What this task involves
Return each line of the listing below, unchanged, and omit the images.
···
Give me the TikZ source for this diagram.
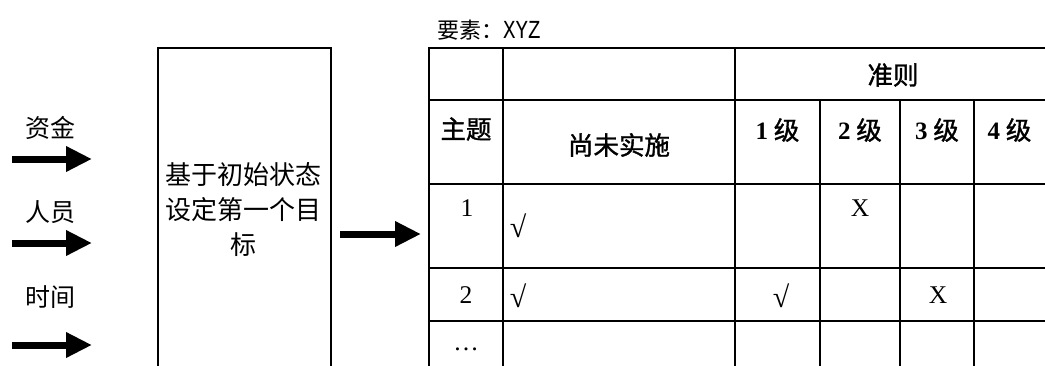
\documentclass[tikz,border=0pt]{standalone}
\usepackage{fontspec}
\setmainfont{Liberation Serif}
\newfontfamily\cjk{Noto Sans CJK SC}
\newfontfamily\cjkb[FakeBold=1.3]{Noto Sans CJK SC}
\newfontfamily\monof[FakeStretch=0.8]{Liberation Mono}
\usetikzlibrary{arrows.meta}
\tikzset{
  fat/.style={line width=7pt, -{Triangle[length=26pt,width=24pt]}},
  grid/.style={line width=1.6pt},
  lbl/.style={inner sep=0pt, font=\cjk\fontsize{25}{30}\selectfont},
  hdr/.style={inner sep=0pt, font=\cjkb\fontsize{25.5}{30}\selectfont},
  num/.style={inner sep=0pt, font=\rmfamily\fontsize{25.5}{28}\selectfont},
  chk/.style={inner sep=0pt, font=\rmfamily\fontsize{30}{32}\selectfont},
}
\newcommand{\bnum}[1]{{\rmfamily\bfseries\fontsize{25}{30}\selectfont #1}}
\begin{document}
\begin{tikzpicture}[x=1pt,y=-1pt]
\useasboundingbox[fill=white] (0,0) rectangle (1045,365);
% left inputs
\node[lbl] (l1) at (50,128) {资金};
\node[lbl] (l2) at (50,212) {人员};
\node[lbl] (l3) at (50,297) {时间};
\coordinate (a1s) at (12,159); \coordinate (a1e) at (92,159);
\coordinate (a2s) at (12,243); \coordinate (a2e) at (92,243);
\coordinate (a3s) at (12,345); \coordinate (a3e) at (92,345);
\draw[fat] (a1s) -- (a1e);
\draw[fat] (a2s) -- (a2e);
\draw[fat] (a3s) -- (a3e);
% central box
\node[draw, line width=1.6pt, minimum width=173pt, minimum height=360pt, anchor=north west, inner sep=0pt] (box) at (157,47) {};
\node[lbl, text width=173pt, align=center, font=\cjk\fontsize{26}{35}\selectfont] (boxtxt) at (243.5,210) {基于初始状态\\设定第一个目\\标};
\coordinate (m1) at (340,234); \coordinate (m2) at (421,234);
\draw[fat] (m1) -- (m2);
% title
\node[inner sep=0pt, anchor=west] (title) at (437,30) {\cjk\fontsize{22}{25}\selectfont 要素：\monof\fontsize{26}{25}\selectfont XYZ};
% table grid
\draw[grid] (429,48) -- (1050,48);
\draw[grid] (429,100) -- (1050,100);
\draw[grid] (429,184) -- (1050,184);
\draw[grid] (429,268) -- (1050,268);
\draw[grid] (429,321) -- (1050,321);
\draw[grid] (429,47.2) -- (429,370);
\draw[grid] (503,48) -- (503,370);
\draw[grid] (735,48) -- (735,370);
\draw[grid] (820,100) -- (820,370);
\draw[grid] (900,100) -- (900,370);
\draw[grid] (974,100) -- (974,370);
% header texts
\node[hdr] (crit) at (893,75) {准则};
\node[hdr] (topic) at (466,129) {主题};
\node[hdr] (notyet) at (619,145) {尚未实施};
\node[hdr] (g1) at (777.5,130) {\bnum{1} 级};
\node[hdr] (g2) at (860,130) {\bnum{2} 级};
\node[hdr] (g3) at (937,130) {\bnum{3} 级};
\node[hdr] (g4) at (1009.5,130) {\bnum{4} 级};
% rows
\node[num] (r1) at (467,208.5) {1};
\node[chk] (r1a) at (518,226) {√};
\node[num] (r1x) at (860,208) {X};
\node[num] (r2) at (466,295) {2};
\node[chk] (r2a) at (518,296) {√};
\node[chk] (r2b) at (781,296) {√};
\node[num] (r2x) at (938,295) {X};
\node[num] (r3) at (466,349) {…};
\end{tikzpicture}
\end{document}
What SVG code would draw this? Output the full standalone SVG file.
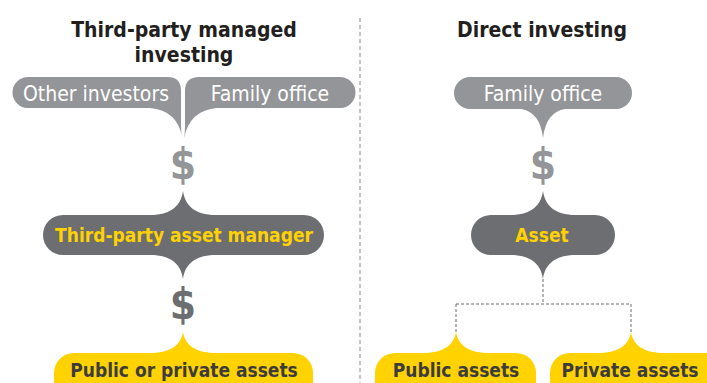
···
Expected answer
Give me the TikZ source for this diagram.
\documentclass[tikz,border=0pt]{standalone}
\usepackage{fontspec}
\setmainfont{Liberation Serif}
\newfontfamily\cjk{Noto Sans CJK SC}
\newfontfamily\cjkb[FakeBold=1.3]{Noto Sans CJK SC}
\newfontfamily\monof[FakeStretch=0.8]{Liberation Mono}
\usetikzlibrary{arrows.meta}
\tikzset{
  fat/.style={line width=7pt, -{Triangle[length=26pt,width=24pt]}},
  grid/.style={line width=1.6pt},
  lbl/.style={inner sep=0pt, font=\cjk\fontsize{25}{30}\selectfont},
  hdr/.style={inner sep=0pt, font=\cjkb\fontsize{25.5}{30}\selectfont},
  num/.style={inner sep=0pt, font=\rmfamily\fontsize{25.5}{28}\selectfont},
  chk/.style={inner sep=0pt, font=\rmfamily\fontsize{30}{32}\selectfont},
}
\newcommand{\bnum}[1]{{\rmfamily\bfseries\fontsize{25}{30}\selectfont #1}}
\begin{document}
\begin{tikzpicture}[x=1pt,y=-1pt]
\useasboundingbox[fill=white] (0,0) rectangle (1045,365);
% left inputs
\node[lbl] (l1) at (50,128) {资金};
\node[lbl] (l2) at (50,212) {人员};
\node[lbl] (l3) at (50,297) {时间};
\coordinate (a1s) at (12,159); \coordinate (a1e) at (92,159);
\coordinate (a2s) at (12,243); \coordinate (a2e) at (92,243);
\coordinate (a3s) at (12,345); \coordinate (a3e) at (92,345);
\draw[fat] (a1s) -- (a1e);
\draw[fat] (a2s) -- (a2e);
\draw[fat] (a3s) -- (a3e);
% central box
\node[draw, line width=1.6pt, minimum width=173pt, minimum height=360pt, anchor=north west, inner sep=0pt] (box) at (157,47) {};
\node[lbl, text width=173pt, align=center, font=\cjk\fontsize{26}{35}\selectfont] (boxtxt) at (243.5,210) {基于初始状态\\设定第一个目\\标};
\coordinate (m1) at (340,234); \coordinate (m2) at (421,234);
\draw[fat] (m1) -- (m2);
% title
\node[inner sep=0pt, anchor=west] (title) at (437,30) {\cjk\fontsize{22}{25}\selectfont 要素：\monof\fontsize{26}{25}\selectfont XYZ};
% table grid
\draw[grid] (429,48) -- (1050,48);
\draw[grid] (429,100) -- (1050,100);
\draw[grid] (429,184) -- (1050,184);
\draw[grid] (429,268) -- (1050,268);
\draw[grid] (429,321) -- (1050,321);
\draw[grid] (429,47.2) -- (429,370);
\draw[grid] (503,48) -- (503,370);
\draw[grid] (735,48) -- (735,370);
\draw[grid] (820,100) -- (820,370);
\draw[grid] (900,100) -- (900,370);
\draw[grid] (974,100) -- (974,370);
% header texts
\node[hdr] (crit) at (893,75) {准则};
\node[hdr] (topic) at (466,129) {主题};
\node[hdr] (notyet) at (619,145) {尚未实施};
\node[hdr] (g1) at (777.5,130) {\bnum{1} 级};
\node[hdr] (g2) at (860,130) {\bnum{2} 级};
\node[hdr] (g3) at (937,130) {\bnum{3} 级};
\node[hdr] (g4) at (1009.5,130) {\bnum{4} 级};
% rows
\node[num] (r1) at (467,208.5) {1};
\node[chk] (r1a) at (518,226) {√};
\node[num] (r1x) at (860,208) {X};
\node[num] (r2) at (466,295) {2};
\node[chk] (r2a) at (518,296) {√};
\node[chk] (r2b) at (781,296) {√};
\node[num] (r2x) at (938,295) {X};
\node[num] (r3) at (466,349) {…};
\end{tikzpicture}
\end{document}
What SVG code would draw this? Output the full standalone SVG file.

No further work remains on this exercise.